1. Methodology > findings. The paper's specific result matters less than the analytical approach. Teach practitioners how to ask similar questions.

2. Replicability focus. Include enough detail that someone could replicate the analysis or apply it to a new question.

3. Honest about limitations. Mechanistic analysis often has blind spots. Acknowledge what the methodology can and can't tell you.

4. Practitioner-focused implications. Don't just report findings; explain what practitioners should do with them.

5. Control narrative. Show what confounds exist and how the paper isolates its claims. This is the core of good analysis.

6. Generality discussion. Would this methodology work on other models/tasks? This helps practitioners assess transferability.

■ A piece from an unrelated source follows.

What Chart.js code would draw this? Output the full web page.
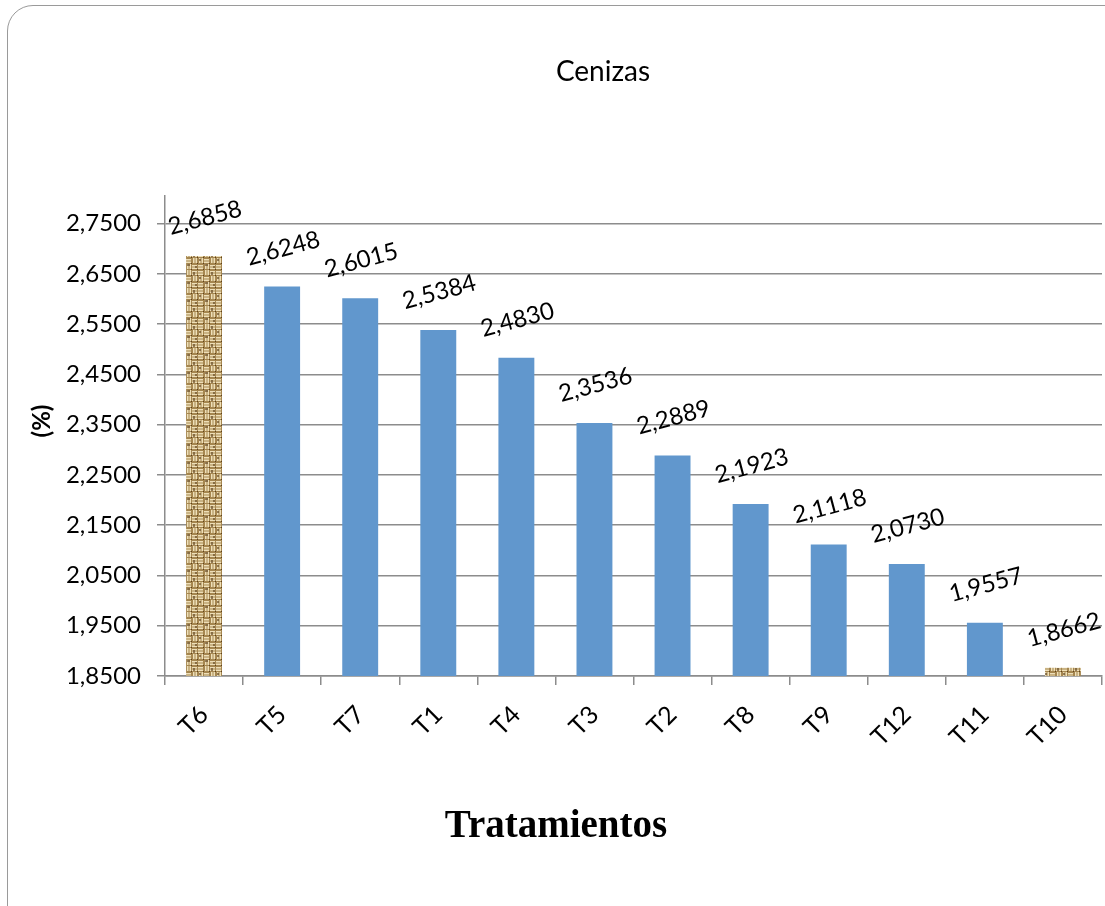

Phase 5: Quality Checks for Mechanistic Analysis Skills

• [ ] Question clarity: Is the research question stated as a specific, answerable question (not vague)?
• [ ] Methodology explainability: Could someone replicate the analytical approach from the skill description?
• [ ] Control honesty: Are potential confounds acknowledged and addressed?
• [ ] Findings specificity: Are results quantitative/specific (not hand-wavy)?
• [ ] Practitioner relevance: Would a practitioner know when and how to apply this finding?
• [ ] Generality realistic: Does the skill honestly assess where the methodology generalizes?
• [ ] Not just summarizing: Does it teach the analytical approach, not just list findings?

Avoiding Common Mistakes

1. Don't extract as technique papers. Mechanistic analysis isn't an algorithm to implement — it's a methodology to apply to new questions.

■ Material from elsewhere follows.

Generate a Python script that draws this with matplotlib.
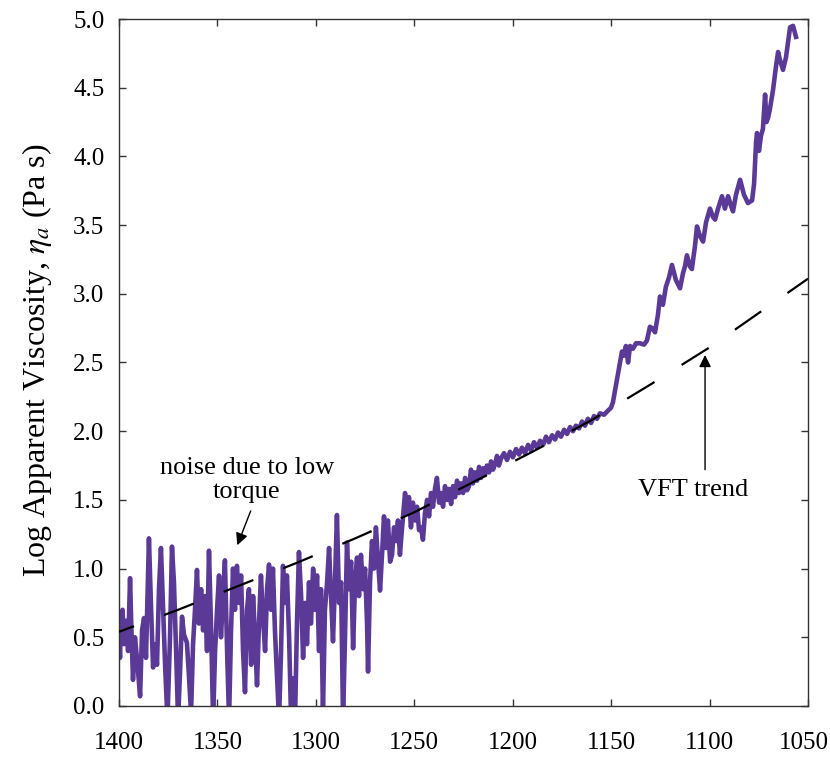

2. Don't oversimplify to one finding. The methodology and controls matter more than the specific result.

3. Don't claim more generality than warranted. If findings are task-specific, say so explicitly.

4. Don't miss the confounds. The controls section is often the most important part; don't skim it.

5. Don't treat correlation as causation. Mechanistic papers often use perturbation to test causality; explain why this is more informative than correlation.

Batch Processing Mechanistic Papers

When triaging mechanistic analysis papers:

1. Assess methodological novelty: Is this a new analytical technique or a straightforward application of existing methods?
2. Check confound handling: Good mechanistic papers carefully control for alternative explanations. Poor ones don't.
3. Evaluate practitioner relevance: Is this finding something a practitioner would want to know?
4. Coverage balance: Aim for mix of different analytical approaches (perturbation, feature attribution, probing, causal graphs, etc.).

Reference

Mechanistic analysis skill extraction adapted from Anthropic's skills guide and interpretability research best practices. Unlike algorithm or infrastructure extraction, mechanistic papers teach diagnostic methodologies and frameworks for understanding system internals. The skill teaches the analytical approach and its implications for practice, not a technique to implement.